Interestingly enough, this is not true for $\sqrt[3]{n}$ with a counter-example to be $n = 15$.
I wonder why that is true, and where in the proof it goes wrong for $\sqrt[3]{n}$.
Suppose otherwise. Then there exists an integer $k$ such that $$\sqrt n+\sqrt{n+1}<k\le\sqrt{n}+\sqrt{n+2}$$ Squaring both sides: $$n+2\sqrt{n(n+1)}+(n+1)<k^2\le n+2\sqrt{n(n+2)}+(n+2)$$ $$2n+1+2\sqrt{n(n+1)}<k^2\le 2n+2+2\sqrt{n(n+2)}\tag{1}\label{eq1}$$ Now,$$\sqrt{n(n+1)}>n$$ and $$\sqrt{n(n+2)}<\sqrt{n^2+2n+1}=n+1$$ Putting these into $(1)$: $$2n+1+2n<k^2<2n+2+2(n+1)$$ $$4n+1<k^2<4n+4$$ So $k^2\equiv 2$ or $3\bmod4$, which is impossible.

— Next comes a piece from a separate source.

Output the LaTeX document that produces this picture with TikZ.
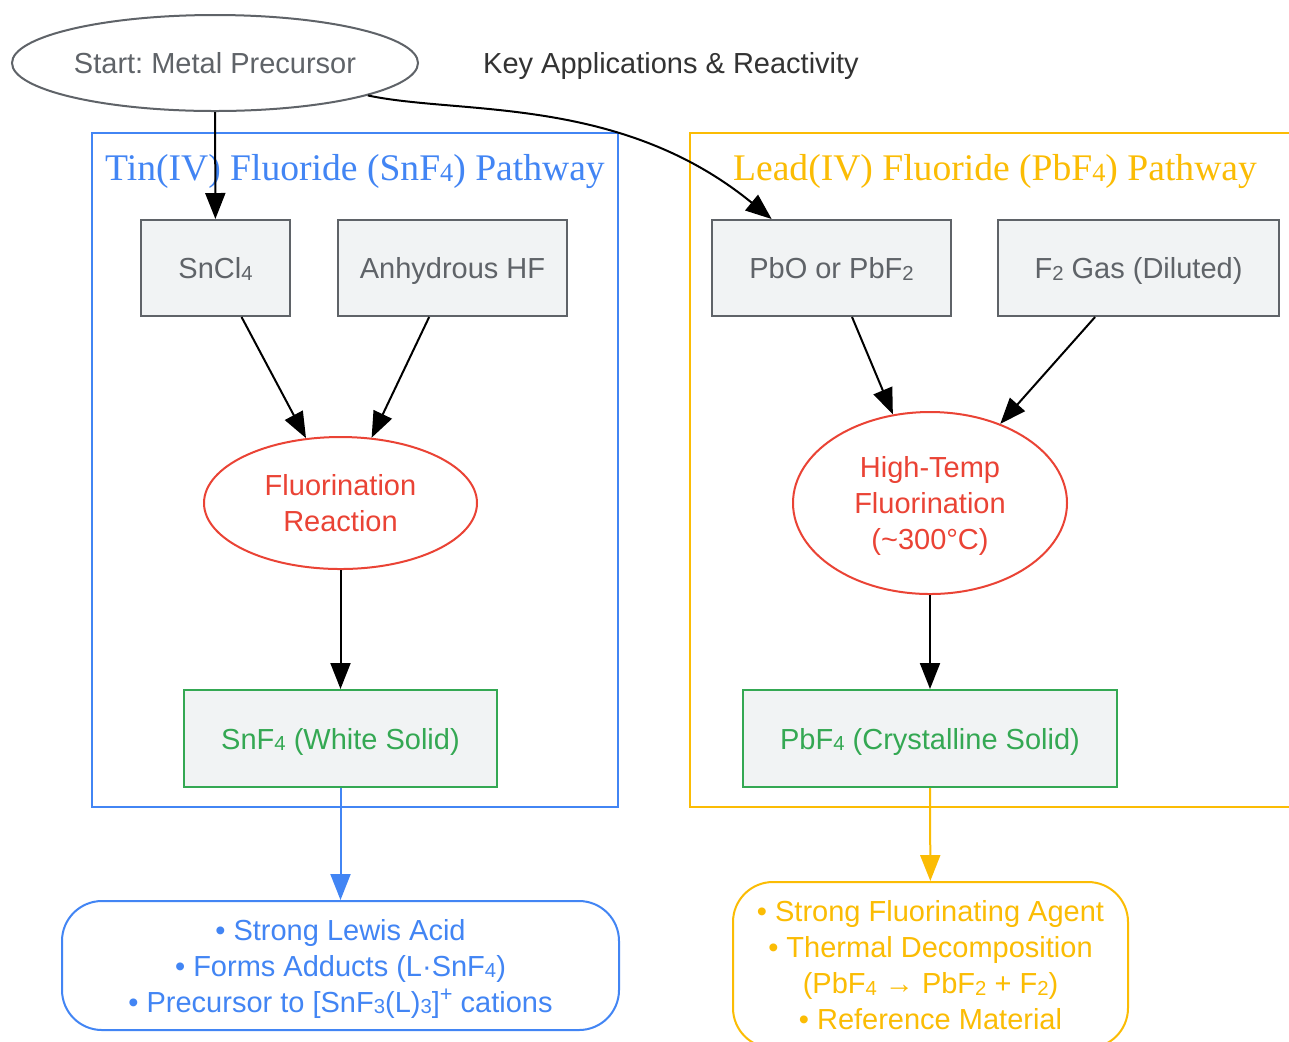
\documentclass[tikz,border=0pt]{standalone}
\usepackage{fontspec}
\setmainfont{Liberation Sans}
\newfontfamily\titlefont{Liberation Serif}
\usetikzlibrary{shapes.geometric}
\usetikzlibrary{arrows.meta}
\definecolor{gblue}{HTML}{4285F4}
\definecolor{gyellow}{HTML}{FBBC04}
\definecolor{gred}{HTML}{EA4335}
\definecolor{ggreen}{HTML}{34A853}
\definecolor{ggray}{HTML}{5F6368}
\definecolor{gfill}{HTML}{F1F3F4}
\definecolor{gtext}{HTML}{333333}
\newcommand{\sbs}[1]{\raisebox{-0.1ex}{\scalebox{0.7}{#1}}}
\newcommand{\sps}[1]{\raisebox{0.7ex}{\scalebox{0.75}{#1}}}
\frenchspacing
\tikzset{>={Triangle[length=13pt,width=10pt]}}
\tikzset{every node/.style={font=\fontsize{14.5}{18}\selectfont, text depth=0pt}}
\tikzset{raw/.style={draw=ggray, fill=gfill, text=ggray, line width=1pt, minimum height=48pt, inner sep=0pt}}
\tikzset{prod/.style={draw=ggreen, fill=gfill, text=ggreen, line width=1pt, minimum height=48.5pt, inner sep=0pt}}
\tikzset{react/.style={ellipse, draw=gred, text=gred, line width=1pt, align=center, inner sep=0pt}}
\tikzset{clust/.style={line width=1pt}}
\tikzset{ttl/.style={font=\titlefont\fontsize{18.8}{22}\selectfont}}
\tikzset{note/.style={rounded corners=20pt, draw, line width=1pt, align=center, inner sep=0pt}}
\tikzset{ed/.style={->, line width=1pt}}

\begin{document}
\begin{tikzpicture}[x=0.5pt,y=-0.5pt]
\clip (0,0) rectangle (1289,1041);
\fill[white] (0,0) rectangle (1289,1041);

% clusters
\draw[clust, gblue] (92,133) rectangle (618,807);
\draw[clust, gyellow] (690,133) rectangle (1300,807);
\node[ttl, text=gblue] (sntitle) at (355,167) {Tin(IV) Fluoride (SnF\sbs{4}) Pathway};
\node[ttl, text=gyellow] (pbtitle) at (995,167) {Lead(IV) Fluoride (PbF\sbs{4}) Pathway};

\node[ellipse, draw=ggray, text=ggray, line width=1pt, inner sep=0pt, minimum width=203pt, minimum height=48pt] (start) at (215,63) {Start: Metal Precursor};
\node[text=gtext] (keyapps) at (671,63) {Key Applications \& Reactivity};

% tin
\node[raw, minimum width=74.5pt] (sncl) at (215.5,268) {SnCl\sbs{4}};
\node[raw, minimum width=114.5pt] (hf) at (452.5,268) {Anhydrous HF};
\node[react, minimum width=136.5pt, minimum height=66pt] (fluor) at (340.5,503) {Fluorination\\Reaction};
\node[prod, minimum width=156.5pt] (snf) at (340.5,738.5) {SnF\sbs{4} (White Solid)};
\node[note, draw=gblue, text=gblue, minimum width=278.5pt, minimum height=64.5pt] (snapps) at (340.5,965.5) {• Strong Lewis Acid\\• Forms Adducts (L·SnF\sbs{4})\\• Precursor to [SnF\sbs{3}(L)\sbs{3}]\sps{+} cations};

% lead
\node[raw, minimum width=119.5pt] (pbo) at (831.5,268) {PbO or PbF\sbs{2}};
\node[raw, minimum width=140.5pt] (ftwo) at (1138.5,268) {F\sbs{2} Gas (Diluted)};
\node[react, minimum width=137pt, minimum height=91pt] (hot) at (930,503) {High-Temp\\Fluorination\\(\textasciitilde300°C)};
\node[prod, minimum width=187pt] (pbf) at (930,738.5) {PbF\sbs{4} (Crystalline Solid)};
\node[note, draw=gyellow, text=gyellow, minimum width=197.5pt, minimum height=83pt] (pbapps) at (930.5,965) {• Strong Fluorinating Agent\\• Thermal Decomposition\\(PbF\sbs{4} → PbF\sbs{2} + F\sbs{2})\\• Reference Material};

\draw[ed] (start) -- (sncl);
\draw[ed] (start) .. controls (460,115) and (620,95) .. (pbo);

\draw[ed] (sncl) -- (fluor);
\draw[ed] (hf) -- (fluor);
\draw[ed] (fluor) -- (snf);
\draw[ed, gblue] (snf) -- (snapps);

\draw[ed] (pbo) -- (hot);
\draw[ed] (ftwo) -- (hot);
\draw[ed] (hot) -- (pbf);
\draw[ed, gyellow] (pbf) -- (pbapps);
\end{tikzpicture}
\end{document}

It could be proved using similar argument as proving $\lfloor \sqrt{n} + \sqrt{n+1} \rfloor = \lfloor \sqrt{4n+2} \rfloor$ in this post.
The reasoning goes like this: we first claim that $(\sqrt{n} + \sqrt{n+2})^2 \in (4n+3, 4n+4).$ Letting $y = \sqrt{n} + \sqrt{n+2}$, we will have $y \in (\sqrt{4n+3}, \sqrt{4n+4}).$ Thus $\lfloor y \rfloor$ should be an integer whose square is the first perfect square less than or equal to $4n+3$. But $4n+3$ is never a square. So $\lfloor y \rfloor = \lfloor \sqrt{4n+2} \rfloor$
Actually, both should be equal to $\lfloor \sqrt{4n+1} \rfloor$ also since $(4n+2)$ is never a perfect square.
For the $\sqrt[3]{n}$ case, I have not checked but I guess if you follow this logic, the bounding range might be larger and it might fit many perfect cubes in the range.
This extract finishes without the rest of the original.